- The estimated number of servings from each major food group required to satisfy various calorie needs for active vegetarians. Choose additional foods from any of the groups or from the discretionary calorie group as needed to meet energy needs.
- Choose a variety of foods from the major food groups.
- If you do not consume dairy products, choose five to eight servings per day of calcium-rich foods. Those conveniently listed in the third dimension of the Vegetarian Food Guide Pyramid provide approximately 10 percent of an adult’s daily requirements.
- To meet iron needs, follow the pyramid plan and select a variety of iron-rich grains and legumes.
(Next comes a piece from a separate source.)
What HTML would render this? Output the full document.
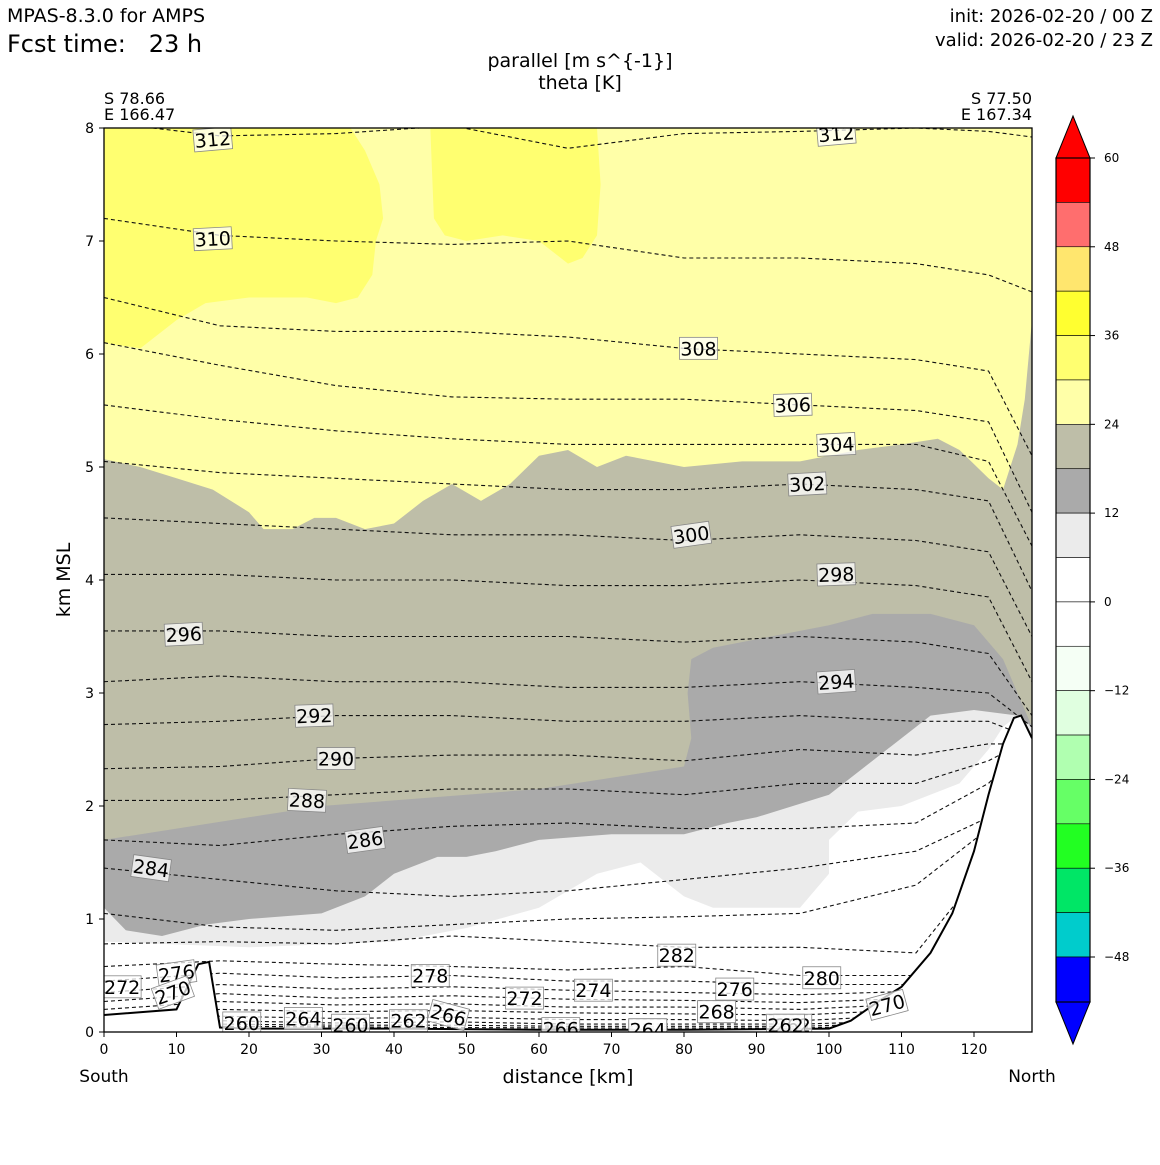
<!DOCTYPE html>
<html><head><meta charset="utf-8"><style>
body{margin:0;background:#fff;}
svg text{font-family:"DejaVu Sans","Liberation Sans",sans-serif;}
</style></head><body>
<svg id="c" width="1160" height="1160" viewBox="0 0 1160 1160" xmlns="http://www.w3.org/2000/svg">
<text x="7" y="22" font-size="19">MPAS-8.3.0 for AMPS</text>
<text x="7" y="52" font-size="24" xml:space="preserve">Fcst time:   23 h</text>
<text x="1153" y="22" font-size="18" text-anchor="end">init: 2026-02-20 / 00 Z</text>
<text x="1153" y="46" font-size="18" text-anchor="end">valid: 2026-02-20 / 23 Z</text>
<text x="580" y="67" font-size="19" text-anchor="middle">parallel [m s^{-1}]</text>
<text x="580" y="89" font-size="19" text-anchor="middle">theta [K]</text>
<text x="104" y="104" font-size="16">S 78.66</text>
<text x="104" y="120" font-size="16">E 166.47</text>
<text x="1032" y="104" font-size="16" text-anchor="end">S 77.50</text>
<text x="1032" y="120" font-size="16" text-anchor="end">E 167.34</text>
<g id="plot"></g>
<g id="cbar"></g>
<text x="568" y="1083" font-size="19" text-anchor="middle">distance [km]</text>
<text x="104" y="1082" font-size="17" text-anchor="middle">South</text>
<text x="1032" y="1082" font-size="17" text-anchor="middle">North</text>
<text transform="translate(70,580) rotate(-90)" font-size="19" text-anchor="middle">km MSL</text>
</svg>
<script>
const NS="http://www.w3.org/2000/svg";
const xTicks=[0,10,20,30,40,50,60,70,80,90,100,110,120];
const yTicks=[0,1,2,3,4,5,6,7,8];
const xs=[0,16,32,48,64,80,96,112,122,128];
const thetaLevels=[312,310,308,306,304,302,300,298,296,294,292,290,288,286,284,282,280,278,276,274,272,270,268,266,264,262,260];
const th312=[8.05,7.93,7.95,8.02,7.82,7.95,7.97,8.0,7.97,7.92];
const th310=[7.2,7.05,7.0,6.97,7.0,6.85,6.85,6.8,6.7,6.55];
const th308=[6.5,6.25,6.2,6.2,6.15,6.05,6.0,5.95,5.85,5.1];
const th306=[6.1,5.9,5.72,5.62,5.6,5.6,5.55,5.5,5.4,4.6];
const th304=[5.55,5.42,5.32,5.25,5.2,5.2,5.2,5.2,5.05,4.3];
const th302=[5.05,4.95,4.9,4.85,4.8,4.8,4.85,4.8,4.7,3.9];
const th300=[4.55,4.5,4.45,4.4,4.4,4.35,4.4,4.35,4.25,3.5];
const th298=[4.05,4.05,4.0,4.0,3.95,3.95,4.0,3.95,3.85,3.1];
const th296=[3.55,3.55,3.5,3.5,3.5,3.45,3.5,3.45,3.35,2.8];
const th294=[3.1,3.15,3.1,3.1,3.05,3.05,3.1,3.05,3.0,2.7];
const th292=[2.72,2.75,2.8,2.8,2.75,2.75,2.8,2.75,2.75,2.6];
const th290=[2.33,2.35,2.42,2.45,2.45,2.4,2.5,2.45,2.55,2.55];
const th288=[2.05,2.05,2.1,2.15,2.15,2.1,2.2,2.2,2.4,2.6];
const th286=[1.7,1.65,1.75,1.82,1.85,1.8,1.8,1.85,2.2,2.6];
const th284=[1.45,1.35,1.25,1.2,1.25,1.35,1.45,1.6,1.9,2.2];
const th282=[1.05,0.93,0.9,0.95,1.0,1.02,1.05,1.3,1.8,2.2];
const th280=[0.78,0.8,0.78,0.85,0.8,0.75,0.75,0.7,1.5,2.2];
const th278=[0.58,0.63,0.6,0.58,0.55,0.58,0.5,0.5,1.2,2.0];
const th276=[0.45,0.52,0.48,0.5,0.45,0.45,0.42,0.42,1.0,2.0];
const th274=[0.35,0.42,0.38,0.4,0.37,0.35,0.33,0.36,1.0,2.0];
const th272=[0.27,0.34,0.3,0.32,0.29,0.28,0.26,0.3,1.0,2.0];
const th270=[0.2,0.27,0.24,0.25,0.22,0.22,0.2,0.25,1.0,2.0];
const th268=[0.14,0.2,0.18,0.19,0.17,0.16,0.15,0.2,1.0,2.0];
const th266=[0.08,0.14,0.12,0.13,0.11,0.11,0.1,0.15,1.0,2.0];
const th264=[0.06,0.1,0.08,0.09,0.07,0.07,0.07,0.1,1.0,2.0];
const th262=[0.05,0.07,0.06,0.06,0.05,0.05,0.05,0.08,1.0,2.0];
const th260=[0.04,0.05,0.045,0.04,0.035,0.035,0.035,0.06,1.0,2.0];
const thetaSeries=[th312,th310,th308,th306,th304,th302,th300,th298,th296,th294,th292,th290,th288,th286,th284,th282,th280,th278,th276,th274,th272,th270,th268,th266,th264,th262,th260];
const terrX=[0,10,13,14.5,16,20,40,60,80,100,103,107,110,114,117,120,122,124,125.5,126.5,128];
const terrZ=[0.15,0.2,0.6,0.62,0.04,0.03,0.03,0.02,0.02,0.03,0.1,0.28,0.4,0.7,1.05,1.6,2.1,2.55,2.78,2.8,2.6];
const blob1X=[0,5,10,14,20,28,32,35,37,37.5,38,38.5,38,36,34];
const blob1Z=[6.1,6.05,6.3,6.45,6.5,6.5,6.45,6.5,6.7,7.0,7.1,7.2,7.5,7.8,8];
const blob2X=[45,45.5,47,50,55,60,64,66,68,68.5,68];
const blob2Z=[8,7.2,7.05,7.0,7.05,7.0,6.8,6.85,7.05,7.5,8];
const beigeX=[0,5,10,15,20,22,26,29,32,36,40,44,48,52,56,60,64,68,72,76,80,88,96,104,110,115,118,122,124,126,127,128];
const beigeZ=[5.07,5.0,4.9,4.8,4.6,4.45,4.45,4.55,4.55,4.45,4.5,4.7,4.85,4.7,4.85,5.1,5.15,5.0,5.1,5.05,5.0,5.05,5.05,5.15,5.2,5.25,5.15,4.9,4.8,5.2,5.6,6.3];
const dgrayX=[0,10,20,30,40,50,60,70,80,81,80.5,81,84,92,100,106,114,120,124,128];
const dgrayZ=[1.7,1.8,1.9,2.0,2.05,2.1,2.15,2.25,2.35,2.6,3.0,3.3,3.4,3.5,3.6,3.7,3.7,3.6,3.3,2.7];
const lgrayX=[0,3,8,14,20,30,36,40,46,50,54,60,70,80,86,90,100,108,114,120,126,128];
const lgrayZ=[1.1,0.9,0.85,0.95,1.0,1.05,1.2,1.4,1.55,1.55,1.6,1.7,1.75,1.75,1.85,1.9,2.1,2.5,2.8,2.85,2.8,2.7];
const whiteX=[0,20,40,50,60,68,74,80,84,96,100,100,104,110,118,122,124,126,128,128,0];
const whiteZ=[0.8,0.75,0.8,0.92,1.1,1.4,1.5,1.2,1.1,1.1,1.4,1.7,1.95,2.0,2.2,2.5,2.7,2.8,2.6,0,0];
const cbLevels=[60,54,48,42,36,30,24,18,12,6,0,-6,-12,-18,-24,-30,-36,-42,-48,-54];
const cbColors=["#ff0000","#ff6e6e","#ffe66e","#ffff30","#ffff70","#ffffa8","#bebea8","#aaaaaa","#ebebeb","#ffffff","#ffffff","#f5fff5","#e0ffe0","#b0ffb0","#66ff66","#22ff22","#00e666","#00cccc","#0000ff"];
const cbTicks=[60,48,36,24,12,0,-12,-24,-36,-48];
const labelTheta=[312,312,310,308,306,304,302,300,298,296,294,292,290,288,286,284,282,280,278,276,276,272,270,270,268,266,264,262,262,260,260,264,266,264,268,262,274,272];
const labelX=[15,101,15,82,95,101,97,81,101,11,101,29,32,28,36,6.5,79,99,45,10,87,2.5,9.5,108,84.5,47.5,27.5,42,95,19,34,75,63,75,84.5,94,67.5,58];
const labelZ=[7.9,7.95,7.02,6.05,5.55,5.2,4.85,4.4,4.05,3.52,3.1,2.8,2.42,2.05,1.7,1.45,0.68,0.48,0.5,0.52,0.38,0.4,0.35,0.24,0.18,0.15,0.12,0.1,0.06,0.08,0.06,0.02,0.03,0.02,0.18,0.06,0.37,0.3];
const labelRot=[-5,-5,-3,0,-2,-3,-3,-8,-2,-3,-4,-2,0,3,-8,8,0,0,0,-8,0,0,-20,-15,0,15,0,0,0,0,0,0,0,0,0,0,0,0];

const X0=104,X1=1032,Y0=1032,Y1=128;
const sx=v=>X0+(v/128)*(X1-X0);
const sy=v=>Y0-(v/8)*(Y0-Y1);
const plot=document.getElementById('plot');
function mk(t,a,p){const e=document.createElementNS(NS,t);for(const k in a)e.setAttribute(k,a[k]);(p||plot).appendChild(e);return e;}
function pts(X,Z){return X.map((x,i)=>sx(x).toFixed(1)+","+sy(Z[i]).toFixed(1)).join(" ");}
function area(X,Z,top){return pts(X,Z)+" "+sx(X[X.length-1])+","+sy(top)+" "+sx(X[0])+","+sy(top);}
// clip
const defs=mk('defs',{});const cp=mk('clipPath',{id:'clp'},defs);mk('rect',{x:X0,y:Y1,width:X1-X0,height:Y0-Y1},cp);
const g=mk('g',{'clip-path':'url(#clp)'});
let e;
e=mk('rect',{x:X0,y:Y1,width:X1-X0,height:Y0-Y1,fill:"#ebebeb"},g);

e=mk('polygon',{points:pts(whiteX,whiteZ),fill:"#ffffff"},g);

e=mk('polygon',{points:pts(lgrayX,lgrayZ)+" "+sx(128)+","+sy(8)+" "+sx(0)+","+sy(8),fill:"#aaaaaa"},g);

e=mk('polygon',{points:area(dgrayX,dgrayZ,8),fill:"#bebea8"},g);

e=mk('polygon',{points:area(beigeX,beigeZ,8),fill:"#ffffa8"},g);

e=mk('polygon',{points:pts(blob1X,blob1Z)+" "+sx(0)+","+sy(8),fill:"#ffff70"},g);

e=mk('polygon',{points:pts(blob2X,blob2Z),fill:"#ffff70"},g);

thetaSeries.forEach((s,i)=>{
 const l=mk('polyline',{points:pts(xs,s),fill:"none",stroke:"#111","stroke-width":1.1,"stroke-dasharray":"4,3"},g);
 
 
});
e=mk('polygon',{points:pts(terrX,terrZ)+" "+sx(128)+","+sy(0)+" "+sx(0)+","+sy(0),fill:"#ffffff"},g);

e=mk('polyline',{points:pts(terrX,terrZ),fill:"none",stroke:"#000","stroke-width":2},g);

labelTheta.forEach((t,i)=>{
 const lg=mk('g',{transform:`translate(${sx(labelX[i])},${sy(labelZ[i])}) rotate(${labelRot[i]})`},g);
 
 
 mk('rect',{x:-19,y:-11,width:38,height:22,fill:"rgba(255,255,255,0.75)",stroke:"#888","stroke-width":0.8},lg);
 const tx=mk('text',{x:0,y:7,"font-size":19,"text-anchor":"middle",fill:"#000"},lg);tx.textContent=t;
});
e=mk('rect',{x:X0,y:Y1,width:X1-X0,height:Y0-Y1,fill:"none",stroke:"#000","stroke-width":1.3});

xTicks.forEach(v=>{
 mk('line',{x1:sx(v),x2:sx(v),y1:Y0,y2:Y0+5,stroke:"#000"});
 const t=mk('text',{x:sx(v),y:Y0+22,"font-size":14,"text-anchor":"middle"});t.textContent=v;
 
});
yTicks.forEach(v=>{
 mk('line',{x1:X0-5,x2:X0,y1:sy(v),y2:sy(v),stroke:"#000"});
 const t=mk('text',{x:X0-10,y:sy(v)+5,"font-size":14,"text-anchor":"end"});t.textContent=v;
 
});
// colorbar
const cb=document.getElementById('cbar');
const CX=1056,CW=34,CT=158,CB=1002;
const cy=v=>CT+(60-v)/120*(CB-CT)*120/120;
const cyy=v=>CT+(60-v)*(957-158)/108;
mk('polygon',{points:`${CX},${CT} ${CX+CW/2},116 ${CX+CW},${CT}`,fill:"#ff0000",stroke:"#000"},cb);
mk('polygon',{points:`${CX},${CB} ${CX+CW/2},1044 ${CX+CW},${CB}`,fill:"#0000ff",stroke:"#000"},cb);
cbColors.forEach((c,i)=>{
 const top=cyy(cbLevels[i]);const bot=i==cbColors.length-1?CB:cyy(cbLevels[i+1]);
 const r=mk('rect',{x:CX,y:top,width:CW,height:bot-top,fill:c,stroke:"#000","stroke-width":0.6},cb);
 
});
mk('rect',{x:CX,y:CT,width:CW,height:CB-CT,fill:"none",stroke:"#000","stroke-width":1.2},cb);
cbTicks.forEach(v=>{
 mk('line',{x1:CX+CW,x2:CX+CW+5,y1:cyy(v),y2:cyy(v),stroke:"#000"},cb);
 const t=mk('text',{x:CX+CW+14,y:cyy(v)+4,"font-size":12},cb);t.textContent=v<0?"\u2212"+(-v):v;
 
});
</script>
</body></html>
Aim to consume a fruit or vegetable that contains vitamin C along with most meals to boost absorption.
- Incorporate healthy fats in cooking and in dressing up foods and limit foods that are high in saturated and trans fats.
- Include foods rich in omega-3 fatty acids.
- Although not mandatory, a daily serving or two of nuts is a good idea, unless you have nut allergies. Nuts add additional energy, healthy fats, and an abundance of other nutrients . Servings of nuts and seeds can also serve as a source of protein and be used in place of servings from the fats group for people limiting energy requirements.
- If you are vegan, include at least three good sources of vitamin B12 in your diet every day. These include one tablespoon (15 ml) of Red Star T 6635 nutritional yeast, one cup (236 ml) of fortified soy milk, one ounce (28 g) of fortified cereal,and 1.5 ounces (42 g) of fortified meat analogue. Servings for vegetarians include half a cup (118 ml) of cows’ milk, three-quarter cup (172 g) yogurt, and one egg.
- Use iodized salt when cooking and in salting foods, particularly if you live in an area where the concentration of iodine in the soil is low.
- Get adequate vitamin D from daily sun exposure or through fortified foods or supplements. Use of vegetarian vitamin D is controversial.
- Get most of your daily calories from the foods in the Vegetarian Food Guide Pyramid. One-third to one-half should come from whole food sources. Limit consumption of overly processed foods, which contain added sugars, high-fructose corn syrup, and unhealthy fats.